* **What needs to be done**:
Leaving out the pictures, retype all the material exactly.

* **Supplied data**:
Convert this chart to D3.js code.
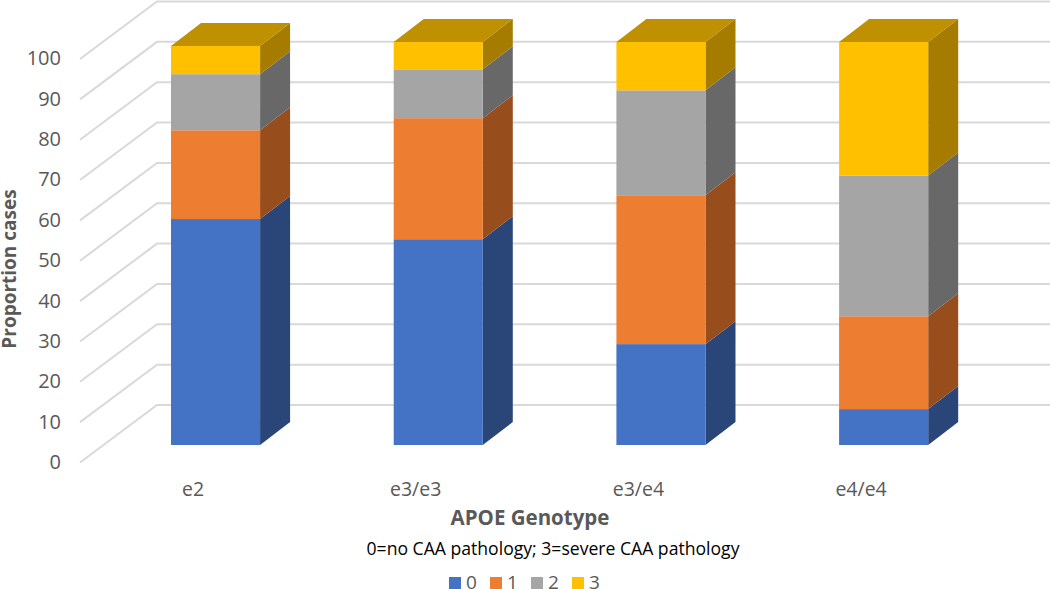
<!DOCTYPE html>
<html><head><meta charset="utf-8">
<script src="https://cdnjs.cloudflare.com/ajax/libs/d3/7.8.5/d3.min.js"></script>
<style>html,body{margin:0;padding:0;background:#fff}svg{display:block}text{font-family:"Open Sans",sans-serif}</style>
</head><body><svg id="c" width="1050" height="589"></svg>
<script>
const categories = ["e2","e3/e3","e3/e4","e4/e4"];
const seriesNames = ["0","1","2","3"];
const s0 = [56, 51, 25, 8.9];
const s1 = [22, 30, 36.9, 23];
const s2 = [13.9, 12.1, 26, 34.9];
const s3 = [7, 6.8, 12, 33.1];
const seriesValues = [s0, s1, s2, s3];
const yTicks = [0,10,20,30,40,50,60,70,80,90,100];
const colors = ["#4472C4","#ED7D31","#A5A5A5","#FFC000"];
const sideColors = ["#2A4679","#974D1C","#686868","#A57C00"];
const topColor = "#BF9000";
const depth = {dx:30, dy:-23};
const wall = {dx:77, dy:-57.5};

const svg = d3.select("#c");
const y = d3.scaleLinear().domain([0,100]).range([445,41.5]);
const x = d3.scaleBand().domain(categories).range([104.2,995]).paddingInner(0.6).paddingOuter(0.3);
const bw = x.bandwidth();

const gridX0 = 157, gridX1 = 1050, backOffset = 40;
const grid = svg.append("g").attr("stroke","#D9D9D9").attr("stroke-width",2).attr("fill","none");
yTicks.forEach(t=>{
  const yb = y(t) - backOffset;
  grid.append("path").attr("d",d3.line()([[gridX0-wall.dx,yb-wall.dy],[gridX0,yb],[gridX1,yb]]));
});

const poly = pts => d3.line()(pts)+"Z";
categories.forEach((c,i)=>{
  let acc = 0;
  const L = x(c), R = L+bw;
  const g = svg.append("g");
  seriesValues.forEach((vals,k)=>{
    const y0 = y(acc), y1 = y(acc+vals[i]);
    acc += vals[i];
    g.append("path").attr("d",poly([[R,y0],[R+depth.dx,y0+depth.dy],[R+depth.dx,y1+depth.dy],[R,y1]])).attr("fill",sideColors[k]);
    g.append("rect").attr("x",L).attr("y",y1).attr("width",bw).attr("height",y0-y1).attr("fill",colors[k]);
  });
  const yt = y(acc);
  g.append("path").attr("d",poly([[L,yt],[L+depth.dx,yt+depth.dy],[R+depth.dx,yt+depth.dy],[R,yt]])).attr("fill",topColor);
  svg.append("text").attr("x",L+22).attr("y",496).attr("text-anchor","middle").attr("font-size",19.5).attr("fill","#595959").text(c);
});

const yLab = d3.scaleLinear().domain([0,100]).range([462,58]);
yTicks.forEach(t=>{
  svg.append("text").attr("x",61).attr("y",yLab(t)).attr("dy","0.36em").attr("text-anchor","end").attr("font-size",20).attr("fill","#595959").text(t);
});

svg.append("text").attr("transform","translate(16,269) rotate(-90)").attr("text-anchor","middle").attr("font-size",19).attr("font-weight",700).attr("fill","#595959").text("Proportion cases");
svg.append("text").attr("x",530).attr("y",525).attr("text-anchor","middle").attr("font-size",20.5).attr("font-weight",700).attr("fill","#595959").text("APOE Genotype");
svg.append("text").attr("x",553).attr("y",555).attr("text-anchor","middle").attr("font-size",17.6).attr("fill","#000").text("0=no CAA pathology; 3=severe CAA pathology");

const legX = [449,490,531,572];
seriesNames.forEach((n,i)=>{
  svg.append("rect").attr("x",legX[i]).attr("y",577).attr("width",12).attr("height",12).attr("fill",colors[i]);
  svg.append("text").attr("x",legX[i]+17).attr("y",588.5).attr("font-size",19).attr("fill","#595959").text(n);
});
</script></body></html>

* **Exercise response**:
Convert this chart to D3.js code.
<!DOCTYPE html>
<html><head><meta charset="utf-8">
<script src="https://cdnjs.cloudflare.com/ajax/libs/d3/7.8.5/d3.min.js"></script>
<style>html,body{margin:0;padding:0;background:#fff}svg{display:block}text{font-family:"Open Sans",sans-serif}</style>
</head><body><svg id="c" width="1050" height="589"></svg>
<script>
const categories = ["e2","e3/e3","e3/e4","e4/e4"];
const seriesNames = ["0","1","2","3"];
const s0 = [56, 51, 25, 8.9];
const s1 = [22, 30, 36.9, 23];
const s2 = [13.9, 12.1, 26, 34.9];
const s3 = [7, 6.8, 12, 33.1];
const seriesValues = [s0, s1, s2, s3];
const yTicks = [0,10,20,30,40,50,60,70,80,90,100];
const colors = ["#4472C4","#ED7D31","#A5A5A5","#FFC000"];
const sideColors = ["#2A4679","#974D1C","#686868","#A57C00"];
const topColor = "#BF9000";
const depth = {dx:30, dy:-23};
const wall = {dx:77, dy:-57.5};

const svg = d3.select("#c");
const y = d3.scaleLinear().domain([0,100]).range([445,41.5]);
const x = d3.scaleBand().domain(categories).range([104.2,995]).paddingInner(0.6).paddingOuter(0.3);
const bw = x.bandwidth();

const gridX0 = 157, gridX1 = 1050, backOffset = 40;
const grid = svg.append("g").attr("stroke","#D9D9D9").attr("stroke-width",2).attr("fill","none");
yTicks.forEach(t=>{
  const yb = y(t) - backOffset;
  grid.append("path").attr("d",d3.line()([[gridX0-wall.dx,yb-wall.dy],[gridX0,yb],[gridX1,yb]]));
});

const poly = pts => d3.line()(pts)+"Z";
categories.forEach((c,i)=>{
  let acc = 0;
  const L = x(c), R = L+bw;
  const g = svg.append("g");
  seriesValues.forEach((vals,k)=>{
    const y0 = y(acc), y1 = y(acc+vals[i]);
    acc += vals[i];
    g.append("path").attr("d",poly([[R,y0],[R+depth.dx,y0+depth.dy],[R+depth.dx,y1+depth.dy],[R,y1]])).attr("fill",sideColors[k]);
    g.append("rect").attr("x",L).attr("y",y1).attr("width",bw).attr("height",y0-y1).attr("fill",colors[k]);
  });
  const yt = y(acc);
  g.append("path").attr("d",poly([[L,yt],[L+depth.dx,yt+depth.dy],[R+depth.dx,yt+depth.dy],[R,yt]])).attr("fill",topColor);
  svg.append("text").attr("x",L+22).attr("y",496).attr("text-anchor","middle").attr("font-size",19.5).attr("fill","#595959").text(c);
});

const yLab = d3.scaleLinear().domain([0,100]).range([462,58]);
yTicks.forEach(t=>{
  svg.append("text").attr("x",61).attr("y",yLab(t)).attr("dy","0.36em").attr("text-anchor","end").attr("font-size",20).attr("fill","#595959").text(t);
});

svg.append("text").attr("transform","translate(16,269) rotate(-90)").attr("text-anchor","middle").attr("font-size",19).attr("font-weight",700).attr("fill","#595959").text("Proportion cases");
svg.append("text").attr("x",530).attr("y",525).attr("text-anchor","middle").attr("font-size",20.5).attr("font-weight",700).attr("fill","#595959").text("APOE Genotype");
svg.append("text").attr("x",553).attr("y",555).attr("text-anchor","middle").attr("font-size",17.6).attr("fill","#000").text("0=no CAA pathology; 3=severe CAA pathology");

const legX = [449,490,531,572];
seriesNames.forEach((n,i)=>{
  svg.append("rect").attr("x",legX[i]).attr("y",577).attr("width",12).attr("height",12).attr("fill",colors[i]);
  svg.append("text").attr("x",legX[i]+17).attr("y",588.5).attr("font-size",19).attr("fill","#595959").text(n);
});
</script></body></html>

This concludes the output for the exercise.